**TASK INPUTS:**

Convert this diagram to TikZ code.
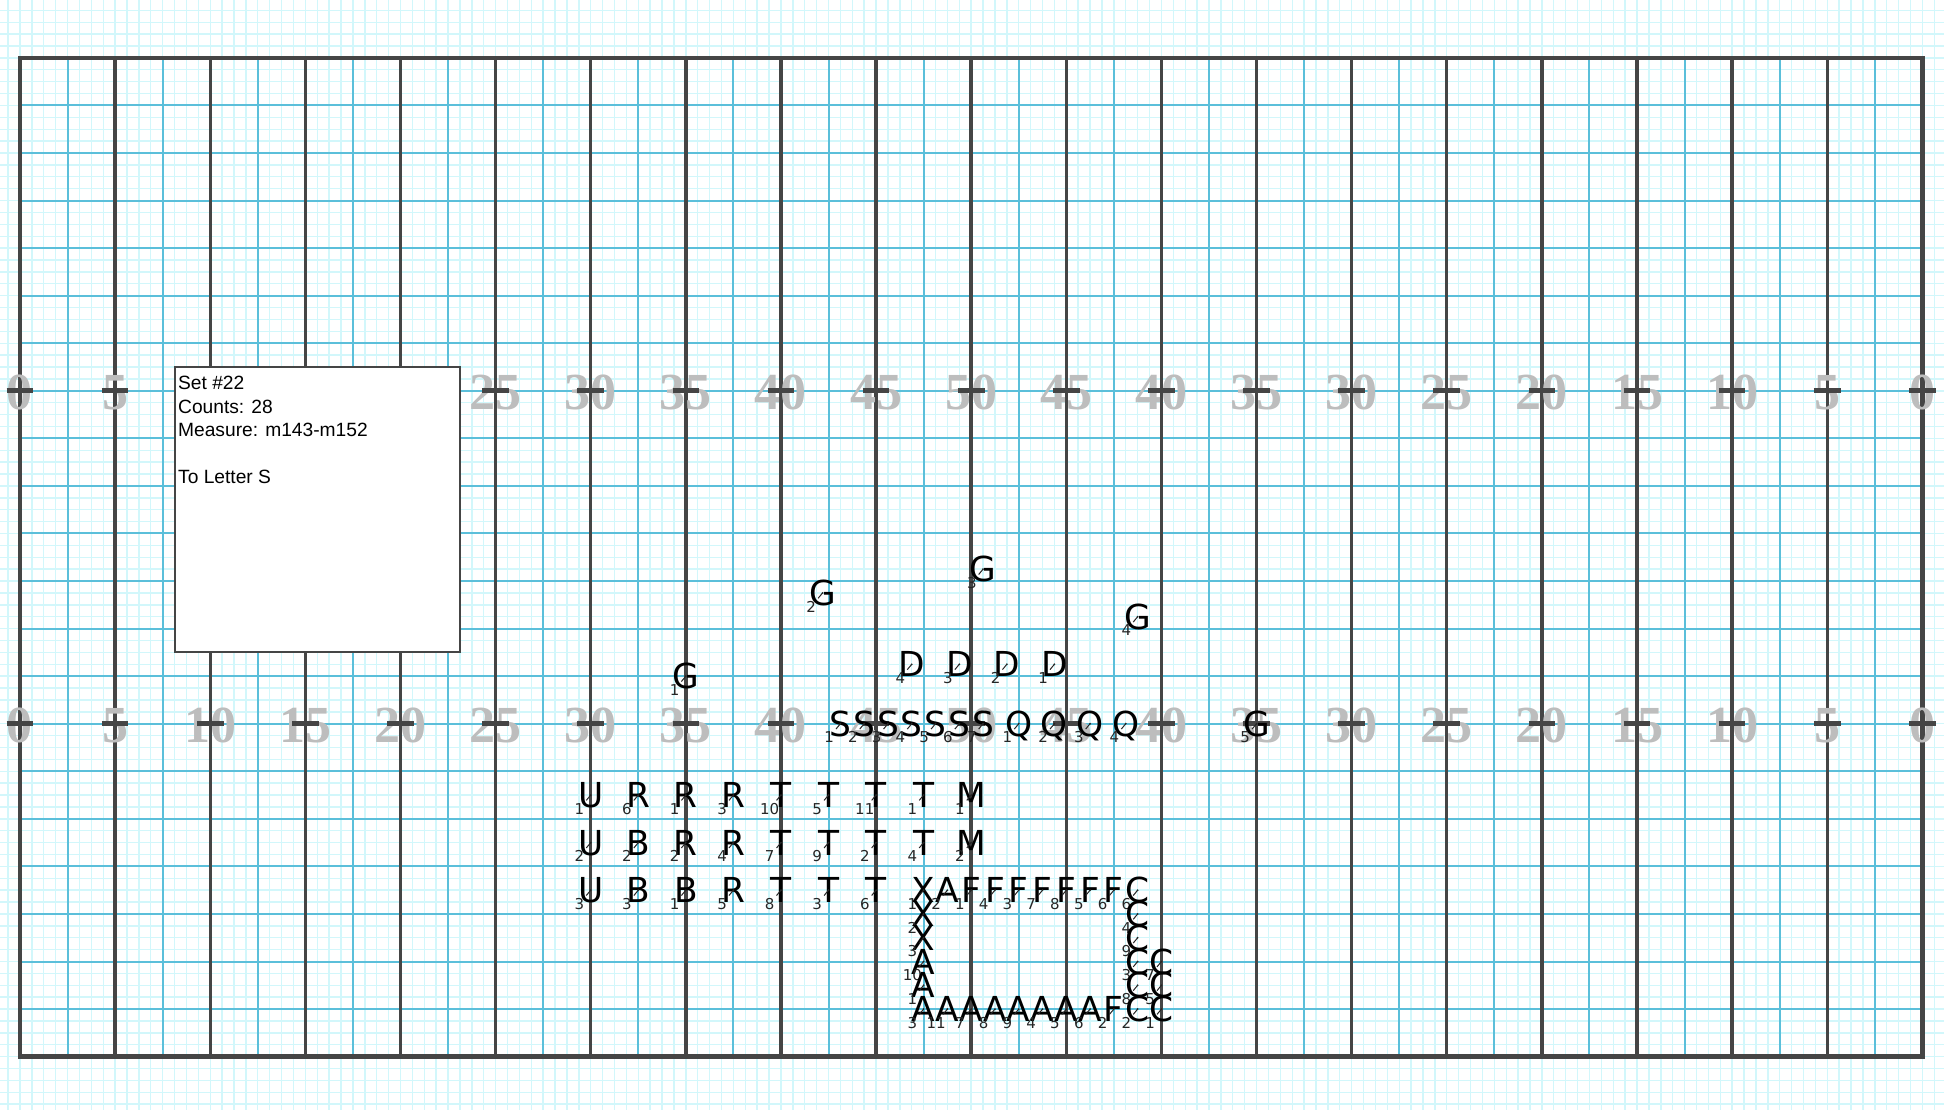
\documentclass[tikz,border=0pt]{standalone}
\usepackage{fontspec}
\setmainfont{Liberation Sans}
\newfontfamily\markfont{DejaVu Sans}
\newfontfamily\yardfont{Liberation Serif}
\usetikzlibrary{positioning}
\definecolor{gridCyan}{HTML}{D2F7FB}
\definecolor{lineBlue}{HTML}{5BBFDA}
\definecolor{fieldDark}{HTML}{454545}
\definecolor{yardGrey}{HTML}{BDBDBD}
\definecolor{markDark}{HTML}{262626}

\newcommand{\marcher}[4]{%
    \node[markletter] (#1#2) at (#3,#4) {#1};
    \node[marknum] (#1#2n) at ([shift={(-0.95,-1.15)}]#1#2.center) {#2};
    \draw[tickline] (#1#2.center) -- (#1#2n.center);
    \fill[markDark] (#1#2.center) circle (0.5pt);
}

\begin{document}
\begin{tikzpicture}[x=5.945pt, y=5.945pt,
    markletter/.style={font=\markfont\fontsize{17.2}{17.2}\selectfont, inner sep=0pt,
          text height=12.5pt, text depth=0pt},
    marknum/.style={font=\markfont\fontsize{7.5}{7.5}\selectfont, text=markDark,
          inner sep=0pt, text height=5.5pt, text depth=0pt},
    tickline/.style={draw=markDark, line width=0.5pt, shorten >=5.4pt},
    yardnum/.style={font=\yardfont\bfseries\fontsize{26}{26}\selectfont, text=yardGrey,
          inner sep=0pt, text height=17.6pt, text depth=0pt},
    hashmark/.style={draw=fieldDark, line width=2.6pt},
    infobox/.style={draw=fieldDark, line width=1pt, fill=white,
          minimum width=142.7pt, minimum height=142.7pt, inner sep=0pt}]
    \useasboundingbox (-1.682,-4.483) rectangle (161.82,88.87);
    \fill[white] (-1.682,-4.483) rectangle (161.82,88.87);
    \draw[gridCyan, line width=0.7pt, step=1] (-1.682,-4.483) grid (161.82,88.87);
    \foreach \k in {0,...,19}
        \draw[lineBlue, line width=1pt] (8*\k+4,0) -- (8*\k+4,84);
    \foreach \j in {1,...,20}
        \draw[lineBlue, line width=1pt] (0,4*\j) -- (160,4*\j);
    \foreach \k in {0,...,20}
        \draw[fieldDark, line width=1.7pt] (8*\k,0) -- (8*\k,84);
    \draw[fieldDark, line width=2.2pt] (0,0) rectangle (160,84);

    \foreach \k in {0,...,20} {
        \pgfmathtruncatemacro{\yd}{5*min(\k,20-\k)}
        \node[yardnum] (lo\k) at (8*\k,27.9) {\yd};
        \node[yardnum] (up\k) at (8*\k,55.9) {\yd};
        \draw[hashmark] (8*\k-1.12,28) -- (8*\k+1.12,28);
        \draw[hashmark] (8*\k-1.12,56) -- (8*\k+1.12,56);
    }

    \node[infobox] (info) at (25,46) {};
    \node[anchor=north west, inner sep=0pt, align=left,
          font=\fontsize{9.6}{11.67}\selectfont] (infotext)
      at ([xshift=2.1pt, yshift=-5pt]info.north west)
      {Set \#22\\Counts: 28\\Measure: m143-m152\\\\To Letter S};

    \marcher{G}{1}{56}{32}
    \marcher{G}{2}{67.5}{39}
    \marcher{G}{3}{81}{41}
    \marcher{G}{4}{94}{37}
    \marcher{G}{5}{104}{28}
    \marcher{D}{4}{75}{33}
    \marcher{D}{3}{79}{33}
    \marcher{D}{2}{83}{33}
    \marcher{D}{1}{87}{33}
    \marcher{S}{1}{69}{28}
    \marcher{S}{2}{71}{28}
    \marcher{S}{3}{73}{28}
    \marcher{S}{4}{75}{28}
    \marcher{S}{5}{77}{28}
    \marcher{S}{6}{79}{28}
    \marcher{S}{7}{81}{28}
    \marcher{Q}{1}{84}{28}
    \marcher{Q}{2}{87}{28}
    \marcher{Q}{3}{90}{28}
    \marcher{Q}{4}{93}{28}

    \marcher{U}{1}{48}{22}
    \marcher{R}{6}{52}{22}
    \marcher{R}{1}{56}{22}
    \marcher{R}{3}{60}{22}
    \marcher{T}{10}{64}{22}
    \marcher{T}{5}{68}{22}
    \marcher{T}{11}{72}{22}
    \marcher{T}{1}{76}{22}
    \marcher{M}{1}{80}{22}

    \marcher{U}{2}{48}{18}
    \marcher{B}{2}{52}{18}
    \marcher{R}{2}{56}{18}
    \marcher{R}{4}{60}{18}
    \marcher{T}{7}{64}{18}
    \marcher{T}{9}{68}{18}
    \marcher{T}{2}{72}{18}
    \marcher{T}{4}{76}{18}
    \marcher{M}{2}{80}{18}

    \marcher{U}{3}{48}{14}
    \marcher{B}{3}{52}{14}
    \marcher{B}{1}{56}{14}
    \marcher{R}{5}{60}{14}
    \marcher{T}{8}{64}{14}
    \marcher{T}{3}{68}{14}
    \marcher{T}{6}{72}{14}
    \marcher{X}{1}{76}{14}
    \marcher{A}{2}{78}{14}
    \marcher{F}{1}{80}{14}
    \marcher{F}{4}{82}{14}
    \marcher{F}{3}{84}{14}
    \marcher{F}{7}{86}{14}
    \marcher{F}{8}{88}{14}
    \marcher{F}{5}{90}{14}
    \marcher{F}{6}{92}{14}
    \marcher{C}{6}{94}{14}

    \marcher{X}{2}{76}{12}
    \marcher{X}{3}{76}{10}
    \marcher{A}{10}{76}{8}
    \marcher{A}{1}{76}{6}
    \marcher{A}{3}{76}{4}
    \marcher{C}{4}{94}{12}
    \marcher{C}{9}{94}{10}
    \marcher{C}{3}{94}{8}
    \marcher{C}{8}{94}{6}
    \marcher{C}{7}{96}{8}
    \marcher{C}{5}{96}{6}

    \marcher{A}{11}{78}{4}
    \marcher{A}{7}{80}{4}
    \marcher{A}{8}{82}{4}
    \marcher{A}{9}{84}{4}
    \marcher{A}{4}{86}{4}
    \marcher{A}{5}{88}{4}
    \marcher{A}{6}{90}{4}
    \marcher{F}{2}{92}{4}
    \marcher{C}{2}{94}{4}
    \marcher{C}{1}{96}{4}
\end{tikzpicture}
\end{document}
* * *
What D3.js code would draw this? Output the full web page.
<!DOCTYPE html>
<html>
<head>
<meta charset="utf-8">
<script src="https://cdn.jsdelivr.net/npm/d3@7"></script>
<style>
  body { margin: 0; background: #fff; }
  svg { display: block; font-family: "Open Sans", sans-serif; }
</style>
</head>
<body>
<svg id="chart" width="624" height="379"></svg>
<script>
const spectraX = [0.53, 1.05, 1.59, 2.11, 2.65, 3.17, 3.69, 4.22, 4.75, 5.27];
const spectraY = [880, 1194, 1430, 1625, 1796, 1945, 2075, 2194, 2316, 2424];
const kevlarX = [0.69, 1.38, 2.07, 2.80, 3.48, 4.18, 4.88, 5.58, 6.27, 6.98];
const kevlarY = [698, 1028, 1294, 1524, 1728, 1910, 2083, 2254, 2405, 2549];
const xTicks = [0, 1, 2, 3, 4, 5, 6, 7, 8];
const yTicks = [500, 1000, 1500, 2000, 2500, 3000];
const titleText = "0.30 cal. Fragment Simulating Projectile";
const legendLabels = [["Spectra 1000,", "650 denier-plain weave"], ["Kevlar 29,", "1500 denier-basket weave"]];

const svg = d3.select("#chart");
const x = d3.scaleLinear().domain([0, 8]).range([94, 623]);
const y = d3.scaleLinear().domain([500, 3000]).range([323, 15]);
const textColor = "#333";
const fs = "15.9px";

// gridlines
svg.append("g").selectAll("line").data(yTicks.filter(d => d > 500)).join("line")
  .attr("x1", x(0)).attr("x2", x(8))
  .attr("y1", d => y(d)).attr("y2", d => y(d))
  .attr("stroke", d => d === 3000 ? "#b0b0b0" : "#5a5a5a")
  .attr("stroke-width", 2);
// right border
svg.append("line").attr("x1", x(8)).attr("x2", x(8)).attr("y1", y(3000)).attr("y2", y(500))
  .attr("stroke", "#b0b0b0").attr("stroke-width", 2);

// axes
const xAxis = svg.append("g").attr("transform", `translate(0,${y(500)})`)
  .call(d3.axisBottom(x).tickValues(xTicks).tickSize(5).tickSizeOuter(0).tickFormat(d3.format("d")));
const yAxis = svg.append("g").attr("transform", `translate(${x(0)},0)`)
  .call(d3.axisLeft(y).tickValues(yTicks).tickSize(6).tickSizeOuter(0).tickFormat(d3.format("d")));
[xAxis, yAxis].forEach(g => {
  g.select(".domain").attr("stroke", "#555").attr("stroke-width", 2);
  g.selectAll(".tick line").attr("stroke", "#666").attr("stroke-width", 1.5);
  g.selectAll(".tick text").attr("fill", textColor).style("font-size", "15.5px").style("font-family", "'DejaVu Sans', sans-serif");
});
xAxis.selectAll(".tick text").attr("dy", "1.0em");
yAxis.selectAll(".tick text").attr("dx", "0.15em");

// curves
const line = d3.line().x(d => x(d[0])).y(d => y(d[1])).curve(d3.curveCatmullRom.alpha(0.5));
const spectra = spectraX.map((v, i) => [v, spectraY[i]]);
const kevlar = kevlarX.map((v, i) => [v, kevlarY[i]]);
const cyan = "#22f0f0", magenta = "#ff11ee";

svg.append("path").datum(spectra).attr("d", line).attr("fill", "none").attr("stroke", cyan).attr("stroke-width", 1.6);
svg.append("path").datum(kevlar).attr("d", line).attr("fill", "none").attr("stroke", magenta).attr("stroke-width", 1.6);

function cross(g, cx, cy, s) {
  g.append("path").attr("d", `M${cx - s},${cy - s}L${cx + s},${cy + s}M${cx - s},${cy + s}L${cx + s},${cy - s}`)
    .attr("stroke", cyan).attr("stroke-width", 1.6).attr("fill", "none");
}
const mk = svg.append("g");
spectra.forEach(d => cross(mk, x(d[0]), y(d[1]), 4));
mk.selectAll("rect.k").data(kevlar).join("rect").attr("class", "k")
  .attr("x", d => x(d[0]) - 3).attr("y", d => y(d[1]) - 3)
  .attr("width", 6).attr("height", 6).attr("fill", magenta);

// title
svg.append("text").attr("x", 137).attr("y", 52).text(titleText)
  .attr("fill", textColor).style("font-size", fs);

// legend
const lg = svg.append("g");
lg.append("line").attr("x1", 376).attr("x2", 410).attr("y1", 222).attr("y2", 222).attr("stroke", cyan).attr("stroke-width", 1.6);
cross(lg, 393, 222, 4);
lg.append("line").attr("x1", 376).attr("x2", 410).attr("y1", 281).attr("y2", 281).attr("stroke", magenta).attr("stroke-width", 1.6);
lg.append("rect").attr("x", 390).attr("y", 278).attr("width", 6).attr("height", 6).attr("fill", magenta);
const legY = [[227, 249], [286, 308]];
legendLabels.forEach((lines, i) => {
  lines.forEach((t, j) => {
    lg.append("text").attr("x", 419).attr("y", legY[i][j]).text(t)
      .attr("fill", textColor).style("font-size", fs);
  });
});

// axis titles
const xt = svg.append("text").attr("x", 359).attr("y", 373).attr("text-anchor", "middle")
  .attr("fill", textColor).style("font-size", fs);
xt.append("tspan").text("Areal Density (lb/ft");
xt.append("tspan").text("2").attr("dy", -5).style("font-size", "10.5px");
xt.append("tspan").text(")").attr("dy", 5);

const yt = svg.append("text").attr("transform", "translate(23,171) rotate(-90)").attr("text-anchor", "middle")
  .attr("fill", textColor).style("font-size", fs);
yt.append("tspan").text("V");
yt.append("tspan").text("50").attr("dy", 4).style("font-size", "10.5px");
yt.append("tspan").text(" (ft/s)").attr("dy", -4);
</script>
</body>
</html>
---
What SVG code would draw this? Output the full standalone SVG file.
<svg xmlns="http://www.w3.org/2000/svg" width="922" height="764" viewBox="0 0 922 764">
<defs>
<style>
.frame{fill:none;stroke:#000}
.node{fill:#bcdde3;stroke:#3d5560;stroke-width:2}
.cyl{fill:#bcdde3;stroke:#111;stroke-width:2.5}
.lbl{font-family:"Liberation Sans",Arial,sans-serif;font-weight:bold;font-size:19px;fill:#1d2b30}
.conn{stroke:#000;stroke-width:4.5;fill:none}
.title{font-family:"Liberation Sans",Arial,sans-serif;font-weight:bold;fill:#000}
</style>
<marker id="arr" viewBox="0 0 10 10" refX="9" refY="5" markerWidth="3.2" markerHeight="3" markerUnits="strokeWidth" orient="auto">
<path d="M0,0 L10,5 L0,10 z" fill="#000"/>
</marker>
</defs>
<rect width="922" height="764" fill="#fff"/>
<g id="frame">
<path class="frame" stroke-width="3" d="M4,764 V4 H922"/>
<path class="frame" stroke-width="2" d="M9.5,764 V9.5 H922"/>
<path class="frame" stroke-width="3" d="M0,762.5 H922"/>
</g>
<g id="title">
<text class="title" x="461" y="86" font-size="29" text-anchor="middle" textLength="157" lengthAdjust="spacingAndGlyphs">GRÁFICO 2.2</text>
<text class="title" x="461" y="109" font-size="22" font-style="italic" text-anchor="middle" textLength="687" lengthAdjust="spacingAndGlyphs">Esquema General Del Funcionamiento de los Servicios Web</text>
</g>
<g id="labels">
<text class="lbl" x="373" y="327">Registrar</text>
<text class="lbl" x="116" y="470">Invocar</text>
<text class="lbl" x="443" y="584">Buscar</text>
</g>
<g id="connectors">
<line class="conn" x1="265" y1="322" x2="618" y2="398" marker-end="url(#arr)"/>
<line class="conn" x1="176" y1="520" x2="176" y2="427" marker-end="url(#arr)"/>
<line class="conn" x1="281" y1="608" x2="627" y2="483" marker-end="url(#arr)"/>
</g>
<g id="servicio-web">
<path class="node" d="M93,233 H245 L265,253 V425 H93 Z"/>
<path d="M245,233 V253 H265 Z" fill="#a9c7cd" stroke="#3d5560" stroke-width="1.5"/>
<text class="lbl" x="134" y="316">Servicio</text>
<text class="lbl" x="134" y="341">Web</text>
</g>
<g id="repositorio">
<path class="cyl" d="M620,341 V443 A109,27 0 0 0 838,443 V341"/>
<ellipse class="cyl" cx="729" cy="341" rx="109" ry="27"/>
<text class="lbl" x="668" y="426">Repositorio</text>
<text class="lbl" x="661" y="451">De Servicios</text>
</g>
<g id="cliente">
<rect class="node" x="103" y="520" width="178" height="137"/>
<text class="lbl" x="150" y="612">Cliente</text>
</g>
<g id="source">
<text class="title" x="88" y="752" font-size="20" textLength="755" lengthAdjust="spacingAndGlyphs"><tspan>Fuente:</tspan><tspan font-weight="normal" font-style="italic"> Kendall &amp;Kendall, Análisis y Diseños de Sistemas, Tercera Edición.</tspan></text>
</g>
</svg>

**EXERCISE:** Both the line with "Convert this diagram to TikZ code." and the line with "(0,0) rectangle (160,84);" are included: reproduce them and every line between, exactly, with pictures omitted.

**FINAL RESULT:**
Convert this diagram to TikZ code.
\documentclass[tikz,border=0pt]{standalone}
\usepackage{fontspec}
\setmainfont{Liberation Sans}
\newfontfamily\markfont{DejaVu Sans}
\newfontfamily\yardfont{Liberation Serif}
\usetikzlibrary{positioning}
\definecolor{gridCyan}{HTML}{D2F7FB}
\definecolor{lineBlue}{HTML}{5BBFDA}
\definecolor{fieldDark}{HTML}{454545}
\definecolor{yardGrey}{HTML}{BDBDBD}
\definecolor{markDark}{HTML}{262626}

\newcommand{\marcher}[4]{%
    \node[markletter] (#1#2) at (#3,#4) {#1};
    \node[marknum] (#1#2n) at ([shift={(-0.95,-1.15)}]#1#2.center) {#2};
    \draw[tickline] (#1#2.center) -- (#1#2n.center);
    \fill[markDark] (#1#2.center) circle (0.5pt);
}

\begin{document}
\begin{tikzpicture}[x=5.945pt, y=5.945pt,
    markletter/.style={font=\markfont\fontsize{17.2}{17.2}\selectfont, inner sep=0pt,
          text height=12.5pt, text depth=0pt},
    marknum/.style={font=\markfont\fontsize{7.5}{7.5}\selectfont, text=markDark,
          inner sep=0pt, text height=5.5pt, text depth=0pt},
    tickline/.style={draw=markDark, line width=0.5pt, shorten >=5.4pt},
    yardnum/.style={font=\yardfont\bfseries\fontsize{26}{26}\selectfont, text=yardGrey,
          inner sep=0pt, text height=17.6pt, text depth=0pt},
    hashmark/.style={draw=fieldDark, line width=2.6pt},
    infobox/.style={draw=fieldDark, line width=1pt, fill=white,
          minimum width=142.7pt, minimum height=142.7pt, inner sep=0pt}]
    \useasboundingbox (-1.682,-4.483) rectangle (161.82,88.87);
    \fill[white] (-1.682,-4.483) rectangle (161.82,88.87);
    \draw[gridCyan, line width=0.7pt, step=1] (-1.682,-4.483) grid (161.82,88.87);
    \foreach \k in {0,...,19}
        \draw[lineBlue, line width=1pt] (8*\k+4,0) -- (8*\k+4,84);
    \foreach \j in {1,...,20}
        \draw[lineBlue, line width=1pt] (0,4*\j) -- (160,4*\j);
    \foreach \k in {0,...,20}
        \draw[fieldDark, line width=1.7pt] (8*\k,0) -- (8*\k,84);
    \draw[fieldDark, line width=2.2pt] (0,0) rectangle (160,84);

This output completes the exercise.